A.: I suppose this has come about through my early years of stewarding in the north west of Western Australia. During that period I spent a lot of time at small racecourses, which had not really changed for decades and simply raced during their yearly season in the same mode year-after-year. I wrote a lot of plans and structures for these clubs in the hope they could improve efficiency and have better race meetings with better planning, albeit with meager budgets. This was probably the seed that grew within, which made me want to try and improve racing venues and club structures. To stand in the paddock (mounting enclosure) on the first night of the Dubai International Racing Carnival with the flags of 16 invited countries flying was a wonderful moment. скрытая манипуляция мужчиной So too were the many times I was present when a “one day a year” committeeman proudly revealed a new bookmakers stand, welded from gas pipe, or a new swabbing box.

 

 

 

 

 

 

 

 

 

 

 

 

 

As a program aimed at lifting the profile of racing  in Bahrain – a small island in the Persian Gulf – to an international level begins unfolding Western Australian Fin Powrie has taken up a post as chief racing administrator of the kingdom’s Rashid Equestrian & Horse Racing Club.

In this capacity Fin will be spearheading a new era for the Club under High Committee chairman Sheikh Rashid Bin Isa Al Khalifa and vice chairman Sheikh Isa Bin Salman Bin Hamad Al Khalifa, a grandson of the King of Bahrain.

Fin has a distinguished background being chairman of stewards in Western Australia until 2001 when he was appointed as the Emirates Racing Association’s chief steward In July of 2003 he was appointed as the E.R.A.’s director of racing. He combined those roles until August of 2006.

He subsequently spent just over a year as general manager of integrity for New Zealand Thoroughbred Racing and then he was appointed as racing advisor for the Bangalore Turf Club in India.

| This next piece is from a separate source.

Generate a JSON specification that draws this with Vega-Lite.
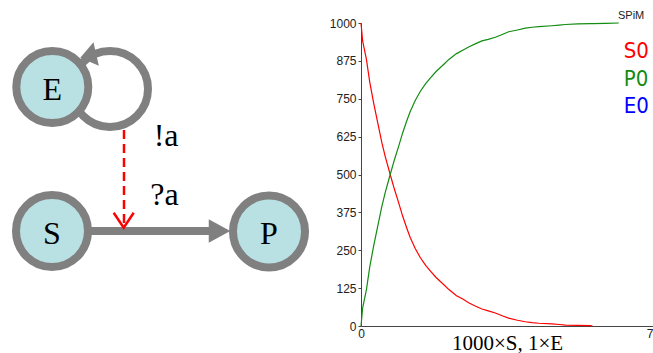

In light of his new role in Bahrain Stallions, in the third part of a highly interesting three-part piece, questioned Fin about his various postings, his experiences, his travels and his interests in life.

 

Q.: What have you enjoyed most about the roles you have filled

A.: Each role I have filled has brought about its own special fulfillment. In Perth it was probably the retrospective appraisal that our efforts as a stewards panel brought about a turnaround in integrity in Western Australian racing, which had bottomed in the mid 1980s. Of course, when you are backed up by stewards such as Ian Paterson and John Zuzal, who between them have been active in seven countries as stewards or administrators, it is made much easier. The panel members also included Gerard Bush and Peter Chadwich, who became chairmen of stewards in the United Arab Emirates and Singapore. Of course the massive upsurge of interest in Dubai and its racing was magic and allowed me to be creative whilst establishing basic principles as the state’s first professional fulltime steward. In India the enjoyment was more abstract and probably defined best by the wonderful culture and raw passion of many of the participants in racing. In New Zealand a most enjoyable aspect was being able to represent the country as Chair of the First International Stewards Conference at the 31st Asian Racing Conference. Some of the lesser, hard times, have been offset by seeing the passion that the pure racing interest displays throughout the world . . . irrespective of nationality or culture.

 

Q.: How has this contributed to your experience

A.: I think anyone who believes they know everything about racing is simply deluded. I have been very lucky to have had exposure to the world’s very best racing minds whether it be administrators, owners, trainers or jockeys. Like all subjects opinions differ and to be involved in discussions and, often, arguments which span hemispheres of racing is very educational. I have had the great fortune to sit with the legendary Vincent O’Brien in his twilight years on his passage through Dubai each year but I have also learned from a Rajastani syce (strapper) how to tie a tongue tie. I think experience has taught me that racing means different things to different things to different people.

 

Q.: What have you learned from your travels

A.: I suppose I have learnt that there has come about the propensity to refer to racing and horses as a “product”. I am not naïve enough to fail to realize that racing and the associated horse services combine to make the industry big business. However, in a  country that has on its $10 note an image from a poem which starts with a breeding reference “… the colt from old Regret had got away” and then goes on to tell how one of the stockmen “…won his pile when Pardon won the Cup” it is somewhat galling that ex-politicians and new-breed administrators show no passion when referring to our horses as a “product”. The roulette wheel is a “product:”, a lotto dispensing machine is a “product” but the unbeaten dual hemisphere of Black Caviar, the triple Melbourne Cup winner Makybe Diva or depressions savior Phar Lap as “products” ?. . . I don’t think so. Try justifying that to a strapper, who has a tear of joy when a horse they have nursed for a year runs second. From my experience no one has a tear of joy when their lottery numbers miss by one or the roulette ball lands on a number next to theirs. Racing is a passion of the horse and that keeps the industry the wonderful sport that it is ands that should always be remembered.

 

Q.: Over the years have you had the opportunity to develop interest of hobbies outside the racing industry

A.: Horses are my passion and also my life. My wife Gwenda and I have always had horses for pleasure in Perth where we have evented and show jumped. When in Dubai our sons developed the bug and took up polo. We conducted the Gulf’s first one day event at the Desert Palm Polo Club in 2003. Our boys are very involved in the horse racing and racing industry in Western Australia with David, 23, have a good sized stable of breakers at Bunbury and James, 20, being in his final year of master farriers degree. For the record I don’t play golf.